To Market, to Market
Selling a house is a common choice for those in the midst of downsizing. If your home is paid for, it’s a chance to potentially purchase the next property with cash. It could impact your financial picture in other ways as well, like padding your nest egg or paying off debts. Or perhaps you always dreamt of purchasing a vacation home, and now’s your chance. Whatever your motivation, selling is a solid choice, but there are a few considerations.
There is a lot of work involved in getting a house ready for the real estate market, and sometimes there is a bit of expense if you need to make many renovations or hire a professional stager. In the end, if you’re careful with your numbers, you can turn a decent profit by your downsize.
Selling isn’t the only way to make money on your abode. Some seniors elect to rent out their property, either as a short-term or long-term rental. While it’s appealing to hang onto your asset and make money from it at the same time, be forewarned, a lot of work goes into either of these options.
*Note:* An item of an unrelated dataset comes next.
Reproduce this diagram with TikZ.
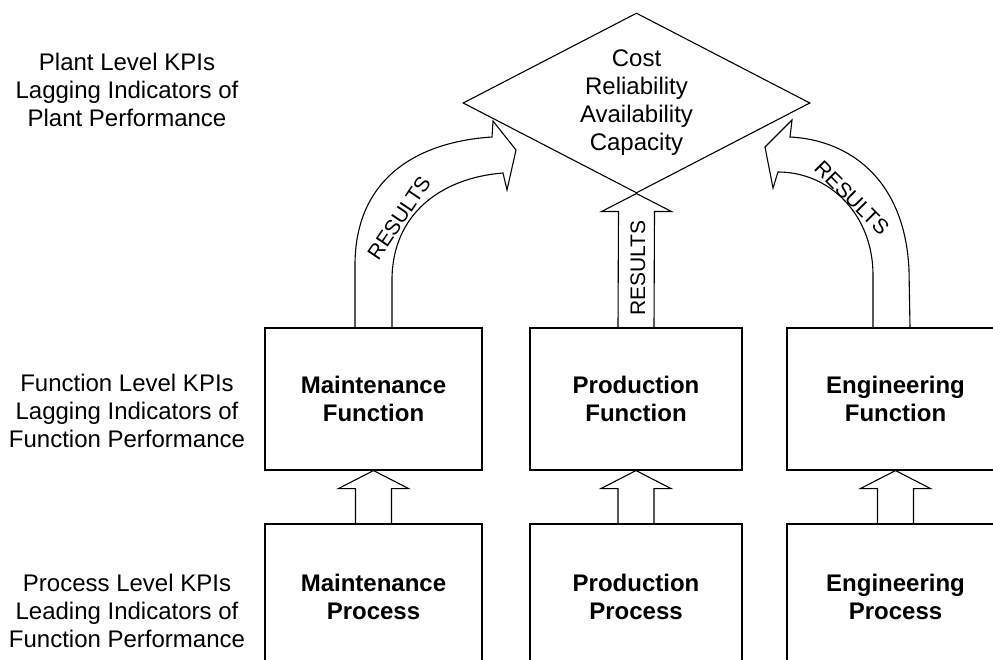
\documentclass[tikz,border=0pt]{standalone}
\usepackage{fontspec}
\setmainfont{Liberation Sans}
\usetikzlibrary{shapes.geometric, calc, positioning}

\newcommand{\blockup}[2]{%
  \draw[blockarrow] ($(#1)+(-18,0)$) -- ($(#2)+(-18,18)$) -- ($(#2)+(-35,18)$) -- (#2)
    -- ($(#2)+(35,18)$) -- ($(#2)+(18,18)$) -- ($(#1)+(18,0)$);}

\begin{document}
\begin{tikzpicture}[x=1pt, y=-1pt, line width=1.1pt,
          every node/.style = {align=center, font=\fontsize{24}{28}\selectfont},
          box/.style = {draw, inner sep=0pt, font=\bfseries\fontsize{24}{28}\selectfont},
          kpi/.style = {draw, diamond, shape aspect=1.93, minimum width=347pt, minimum height=180pt, inner sep=0pt},
          levellabel/.style = {inner sep=0pt},
          results/.style = {inner sep=0pt, font=\fontsize{21}{24}\selectfont},
          blockarrow/.style = {draw, line join=miter}]
  \clip (0,0) rectangle (993,660);
  % level labels
  \node[levellabel] (plant) at (127,90) {Plant Level KPIs\\Lagging Indicators of\\Plant Performance};
  \node[levellabel] (func) at (127,411) {Function Level KPIs\\Lagging Indicators of\\Function Performance};
  \node[levellabel] (proc) at (127,611) {Process Level KPIs\\Leading Indicators of\\Function Performance};
  % plant KPIs
  \node[kpi] (kpi) at (636.5,103) {Cost\\Reliability\\Availability\\Capacity};
  % function and process boxes
  \foreach \n/\x/\w/\name in {m/373.5/217/Maintenance, p/636/212/Production, e/895.5/217/Engineering} {
    \node[box, minimum width=\w pt, minimum height=142pt] (\n f) at (\x,399) {\name\\Function};
    \node[box, minimum width=\w pt, minimum height=146pt] (\n p) at (\x,597) {\name\\Process};
    \blockup{\n p.north}{\n f.south}
  }
  % results
  \blockup{pf.north}{kpi.south}
  \node[results, rotate=90] (r2) at (638,268) {RESULTS};
  \draw[blockarrow] ($(mf.north)+(-18.5,0)$) -- (355,265) .. controls (355,180) and (415,142) .. (492,137)
    -- (493,121) -- (516,150) -- (507,190) -- (503,173)
    .. controls (440,178) and (392,215) .. (392,280) -- ($(mf.north)+(18.5,0)$);
  \node[results, rotate=56] (r1) at (399,218) {RESULTS};
  \draw[blockarrow] ($(ef.north)+(14.5,0)$) -- (909,270) .. controls (905,180) and (850,140) .. (790,137)
    -- (792,120) -- (765,147) -- (773,188) -- (778,172)
    .. controls (830,172) and (873,215) .. (873,275) -- ($(ef.north)+(-22.5,0)$);
  \node[results, rotate=-45] (r3) at (852,198) {RESULTS};
\end{tikzpicture}
\end{document}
GuestReady points out vacation rentals can be quite the responsibility, since you need to keep up with all the usual maintenance and financial obligations like taxes and utilities, and on top of that, you need to advertise, manage bookings, and clean up after guests.
Similarly, becoming a landlord can be pretty involved. You still have the same financial and maintenance concerns, and on top of that, you need to worry about things like advertising and bad tenants.
For many seniors considering this option, hiring a property manager can be a smart choice, although it’s one more expense to figure into your budget. If you go that route, find someone close by with a proven track record, and check references for best results.
Sometimes seniors like the idea of giving the home to family members. There is nothing wrong with this option; however, LawDepot notes there are a number of tax and legal considerations involved. If you would like to see your family homestead raising future generations, or if you simply have a loved one in need of a roof overhead, be sure to discuss particulars with an attorney.
Seniors have a lot to think about when they are downsizing, and one of their biggest decisions is often the old homestead’s fate. Sell, rent, or give it away, there is much to consider. Crunch some numbers and think about what will be best for you in the long run, and you’ll find your answer.